**SHORT TASK**
Exactly repeat the material, dropping only the pictures.

------ RECORDED DATA

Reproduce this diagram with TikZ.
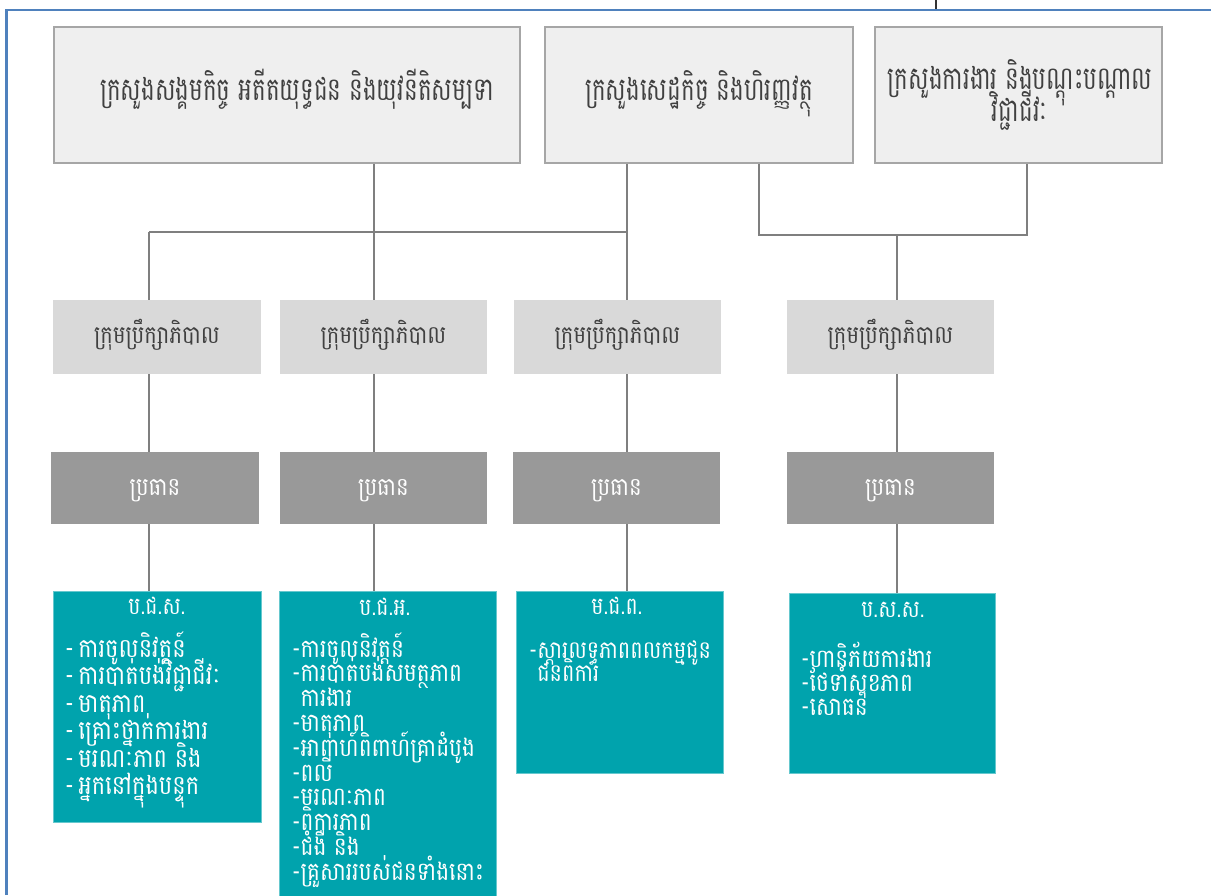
\documentclass[tikz,border=0pt]{standalone}
\usepackage{fontspec}
\newfontfamily\khtop[Script=Khmer,FakeStretch=0.72]{Battambang}
\newfontfamily\kh[Script=Khmer,FakeStretch=0.85]{Battambang}
\definecolor{framecol}{HTML}{4F81BD}
\definecolor{topfill}{HTML}{EFEFEF}
\definecolor{topline}{HTML}{A6A6A6}
\definecolor{comfill}{HTML}{D9D9D9}
\definecolor{chairfill}{HTML}{999999}
\definecolor{tealfill}{HTML}{00A3AD}
\definecolor{linkcol}{HTML}{7F7F7F}
\definecolor{txtcol}{HTML}{404040}
\begin{document}
\begin{tikzpicture}[x=1pt,y=-1pt,
  topbox/.style={draw=topline,line width=1.5pt,fill=topfill,inner sep=0pt,minimum height=136pt},
  toptxt/.style={anchor=base,inner sep=0pt,text=txtcol,font=\khtop\fontsize{32}{36}\selectfont},
  combox/.style={fill=comfill,inner sep=0pt,minimum width=207pt,minimum height=74pt},
  comtxt/.style={anchor=base,inner sep=0pt,text=txtcol,font=\kh\fontsize{24.8}{28}\selectfont},
  chairbox/.style={fill=chairfill,inner sep=0pt,minimum width=207pt,minimum height=72pt},
  chairtxt/.style={anchor=base,inner sep=0pt,text=white,font=\kh\fontsize{25}{28}\selectfont},
  tealbox/.style={fill=tealfill,draw=tealfill!60!white,line width=0.6pt,inner sep=0pt,minimum width=207pt},
  tealtitle/.style={text=white,font=\kh\fontsize{24}{28}\selectfont,anchor=base,inner sep=0pt},
  teallist/.style={text=white,anchor=base west,inner sep=0pt},
  link/.style={draw=linkcol,line width=2pt}]
\useasboundingbox (0,0) rectangle (1211,895);
% frame
\draw[framecol,line width=2.2pt] (6.5,895) -- (6.5,10) -- (1211,10);
\draw[black!80,line width=1.6pt] (936,0) -- (936,9);
% top boxes
\node[topbox,minimum width=466pt] (A) at (287,95) {};
\node[topbox,minimum width=308pt] (B) at (699,95) {};
\node[topbox,minimum width=287pt] (C) at (1018.5,95) {};
\node[toptxt] (Atx) at (297,100) {ក្រសួងសង្គមកិច្ច អតីតយុទ្ធជន និងយុវនីតិសម្បទា};
\node[toptxt] (Btx) at (699,100) {ក្រសួងសេដ្ឋកិច្ច និងហិរញ្ញវត្ថុ};
\node[toptxt] (Ctx1) at (1020,89) {ក្រសួងការងារ និងបណ្តុះបណ្តាល};
\node[toptxt] (Ctx2) at (1020,121) {វិជ្ជាជីវៈ};
% committees
\node[combox,minimum width=208pt] (c1) at (157,337) {};
\node[combox] (c2) at (383.5,337) {};
\node[combox] (c3) at (617.5,337) {};
\node[combox] (c4) at (890.5,337) {};
\foreach \n/\x in {c1/157,c2/383.5,c3/617.5,c4/890.5}
  \node[comtxt] (\n tx) at (\x,343) {ក្រុមប្រឹក្សាភិបាល};
% chairs
\node[chairbox,minimum width=208pt] (h1) at (155,488) {};
\node[chairbox] (h2) at (383.5,488) {};
\node[chairbox] (h3) at (616.5,488) {};
\node[chairbox] (h4) at (890.5,488) {};
\foreach \n/\x in {h1/155,h2/383.5,h3/616.5,h4/890.5}
  \node[chairtxt] (\n tx) at (\x,495) {ប្រធាន};
% teal boxes
\node[tealbox,minimum width=208pt,minimum height=231pt] (t1) at (157,706.5) {};
\node[tealbox,minimum width=217pt,minimum height=320pt] (t2) at (387.5,751) {};
\node[tealbox,minimum height=182pt] (t3) at (619.5,682) {};
\node[tealbox,minimum width=206pt,minimum height=180pt] (t4) at (892,683) {};
% teal texts
\node[tealtitle] (t1h) at (157,614) {ប.ជ.ស.};
\foreach [count=\i] \s in {-\,ការចូលនិវត្តន៍,-\,ការបាត់បង់វិជ្ជាជីវៈ,-\,មាតុភាព,-\,គ្រោះថ្នាក់ការងារ,-\,មរណៈភាព និង,-\,អ្នកនៅក្នុងបន្ទុក}
  \node[teallist,font=\kh\fontsize{26.5}{30}\selectfont] (t1l\i) at (65,{657+27.5*(\i-1)}) {\s};
\node[tealtitle] (t2h) at (385,615) {ប.ជ.អ.};
\foreach [count=\i] \s in {-ការចូលនិវត្តន៍,-ការបាត់បង់សមត្ថភាព,\phantom{-}ការងារ,-មាតុភាព,-អាពាហ៍ពិពាហ៍គ្រាដំបូង,-ពលី,-មរណៈភាព,-ពិការភាព,-ជំងឺ និង,-គ្រួសាររបស់ជនទាំងនោះ}
  \node[teallist,font=\kh\fontsize{25.5}{28}\selectfont] (t2l\i) at (292,{657+24.8*(\i-1)}) {\s};
\node[tealtitle] (t3h) at (617,614) {ម.ជ.ព.};
\foreach [count=\i] \s in {-ស្តារលទ្ធភាពពលកម្មជូន,\phantom{-}ជនពិការ}
  \node[teallist,font=\kh\fontsize{24.5}{28}\selectfont] (t3l\i) at (529,{658+23*(\i-1)}) {\s};
\node[tealtitle] (t4h) at (893,617) {ប.ស.ស.};
\foreach [count=\i] \s in {-ហានិភ័យការងារ,-ថែទាំសុខភាព,-សោធន៍}
  \node[teallist,font=\kh\fontsize{25.5}{28}\selectfont] (t4l\i) at (801,{667+24*(\i-1)}) {\s};
% connector x positions
\coordinate (x1) at (149,0);
\coordinate (x2) at (374,0);
\coordinate (x3) at (627,0);
\coordinate (x4) at (897,0);
\coordinate (xb) at (759,0);
\coordinate (xc) at (1027,0);
\coordinate (ya) at (0,232);
\coordinate (yb) at (0,235);
% connectors from ministries
\draw[link] (A.south -| x2) -- (c2.north -| x2);
\draw[link] (B.south -| x3) -- (c3.north -| x3);
\draw[link] (x1 |- ya) -- (x3 |- ya);
\draw[link] (c1.north -| x1) -- (x1 |- ya);
\draw[link] (B.south -| xb) -- (xb |- yb) -- (xc |- yb) -- (C.south -| xc);
\draw[link] (x4 |- yb) -- (c4.north -| x4);
% committee -> chair -> fund
\foreach \c/\h/\t/\x in {c1/h1/t1/x1,c2/h2/t2/x2,c3/h3/t3/x3,c4/h4/t4/x4}{
  \draw[link] (\c.south -| \x) -- (\h.north -| \x);
  \draw[link] (\h.south -| \x) -- (\t.north -| \x);
}
\end{tikzpicture}
\end{document}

------------

**COMPLETED EXERCISE**
Reproduce this diagram with TikZ.
\documentclass[tikz,border=0pt]{standalone}
\usepackage{fontspec}
\newfontfamily\khtop[Script=Khmer,FakeStretch=0.72]{Battambang}
\newfontfamily\kh[Script=Khmer,FakeStretch=0.85]{Battambang}
\definecolor{framecol}{HTML}{4F81BD}
\definecolor{topfill}{HTML}{EFEFEF}
\definecolor{topline}{HTML}{A6A6A6}
\definecolor{comfill}{HTML}{D9D9D9}
\definecolor{chairfill}{HTML}{999999}
\definecolor{tealfill}{HTML}{00A3AD}
\definecolor{linkcol}{HTML}{7F7F7F}
\definecolor{txtcol}{HTML}{404040}
\begin{document}
\begin{tikzpicture}[x=1pt,y=-1pt,
  topbox/.style={draw=topline,line width=1.5pt,fill=topfill,inner sep=0pt,minimum height=136pt},
  toptxt/.style={anchor=base,inner sep=0pt,text=txtcol,font=\khtop\fontsize{32}{36}\selectfont},
  combox/.style={fill=comfill,inner sep=0pt,minimum width=207pt,minimum height=74pt},
  comtxt/.style={anchor=base,inner sep=0pt,text=txtcol,font=\kh\fontsize{24.8}{28}\selectfont},
  chairbox/.style={fill=chairfill,inner sep=0pt,minimum width=207pt,minimum height=72pt},
  chairtxt/.style={anchor=base,inner sep=0pt,text=white,font=\kh\fontsize{25}{28}\selectfont},
  tealbox/.style={fill=tealfill,draw=tealfill!60!white,line width=0.6pt,inner sep=0pt,minimum width=207pt},
  tealtitle/.style={text=white,font=\kh\fontsize{24}{28}\selectfont,anchor=base,inner sep=0pt},
  teallist/.style={text=white,anchor=base west,inner sep=0pt},
  link/.style={draw=linkcol,line width=2pt}]
\useasboundingbox (0,0) rectangle (1211,895);
% frame
\draw[framecol,line width=2.2pt] (6.5,895) -- (6.5,10) -- (1211,10);
\draw[black!80,line width=1.6pt] (936,0) -- (936,9);
% top boxes
\node[topbox,minimum width=466pt] (A) at (287,95) {};
\node[topbox,minimum width=308pt] (B) at (699,95) {};
\node[topbox,minimum width=287pt] (C) at (1018.5,95) {};
\node[toptxt] (Atx) at (297,100) {ក្រសួងសង្គមកិច្ច អតីតយុទ្ធជន និងយុវនីតិសម្បទា};
\node[toptxt] (Btx) at (699,100) {ក្រសួងសេដ្ឋកិច្ច និងហិរញ្ញវត្ថុ};
\node[toptxt] (Ctx1) at (1020,89) {ក្រសួងការងារ និងបណ្តុះបណ្តាល};
\node[toptxt] (Ctx2) at (1020,121) {វិជ្ជាជីវៈ};
% committees
\node[combox,minimum width=208pt] (c1) at (157,337) {};
\node[combox] (c2) at (383.5,337) {};
\node[combox] (c3) at (617.5,337) {};
\node[combox] (c4) at (890.5,337) {};
\foreach \n/\x in {c1/157,c2/383.5,c3/617.5,c4/890.5}
  \node[comtxt] (\n tx) at (\x,343) {ក្រុមប្រឹក្សាភិបាល};
% chairs
\node[chairbox,minimum width=208pt] (h1) at (155,488) {};
\node[chairbox] (h2) at (383.5,488) {};
\node[chairbox] (h3) at (616.5,488) {};
\node[chairbox] (h4) at (890.5,488) {};
\foreach \n/\x in {h1/155,h2/383.5,h3/616.5,h4/890.5}
  \node[chairtxt] (\n tx) at (\x,495) {ប្រធាន};
% teal boxes
\node[tealbox,minimum width=208pt,minimum height=231pt] (t1) at (157,706.5) {};
\node[tealbox,minimum width=217pt,minimum height=320pt] (t2) at (387.5,751) {};
\node[tealbox,minimum height=182pt] (t3) at (619.5,682) {};
\node[tealbox,minimum width=206pt,minimum height=180pt] (t4) at (892,683) {};
% teal texts
\node[tealtitle] (t1h) at (157,614) {ប.ជ.ស.};
\foreach [count=\i] \s in {-\,ការចូលនិវត្តន៍,-\,ការបាត់បង់វិជ្ជាជីវៈ,-\,មាតុភាព,-\,គ្រោះថ្នាក់ការងារ,-\,មរណៈភាព និង,-\,អ្នកនៅក្នុងបន្ទុក}
  \node[teallist,font=\kh\fontsize{26.5}{30}\selectfont] (t1l\i) at (65,{657+27.5*(\i-1)}) {\s};
\node[tealtitle] (t2h) at (385,615) {ប.ជ.អ.};
\foreach [count=\i] \s in {-ការចូលនិវត្តន៍,-ការបាត់បង់សមត្ថភាព,\phantom{-}ការងារ,-មាតុភាព,-អាពាហ៍ពិពាហ៍គ្រាដំបូង,-ពលី,-មរណៈភាព,-ពិការភាព,-ជំងឺ និង,-គ្រួសាររបស់ជនទាំងនោះ}
  \node[teallist,font=\kh\fontsize{25.5}{28}\selectfont] (t2l\i) at (292,{657+24.8*(\i-1)}) {\s};
\node[tealtitle] (t3h) at (617,614) {ម.ជ.ព.};
\foreach [count=\i] \s in {-ស្តារលទ្ធភាពពលកម្មជូន,\phantom{-}ជនពិការ}
  \node[teallist,font=\kh\fontsize{24.5}{28}\selectfont] (t3l\i) at (529,{658+23*(\i-1)}) {\s};
\node[tealtitle] (t4h) at (893,617) {ប.ស.ស.};
\foreach [count=\i] \s in {-ហានិភ័យការងារ,-ថែទាំសុខភាព,-សោធន៍}
  \node[teallist,font=\kh\fontsize{25.5}{28}\selectfont] (t4l\i) at (801,{667+24*(\i-1)}) {\s};
% connector x positions
\coordinate (x1) at (149,0);
\coordinate (x2) at (374,0);
\coordinate (x3) at (627,0);
\coordinate (x4) at (897,0);
\coordinate (xb) at (759,0);
\coordinate (xc) at (1027,0);
\coordinate (ya) at (0,232);
\coordinate (yb) at (0,235);
% connectors from ministries
\draw[link] (A.south -| x2) -- (c2.north -| x2);
\draw[link] (B.south -| x3) -- (c3.north -| x3);
\draw[link] (x1 |- ya) -- (x3 |- ya);
\draw[link] (c1.north -| x1) -- (x1 |- ya);
\draw[link] (B.south -| xb) -- (xb |- yb) -- (xc |- yb) -- (C.south -| xc);
\draw[link] (x4 |- yb) -- (c4.north -| x4);
% committee -> chair -> fund
\foreach \c/\h/\t/\x in {c1/h1/t1/x1,c2/h2/t2/x2,c3/h3/t3/x3,c4/h4/t4/x4}{
  \draw[link] (\c.south -| \x) -- (\h.north -| \x);
  \draw[link] (\h.south -| \x) -- (\t.north -| \x);
}
\end{tikzpicture}
\end{document}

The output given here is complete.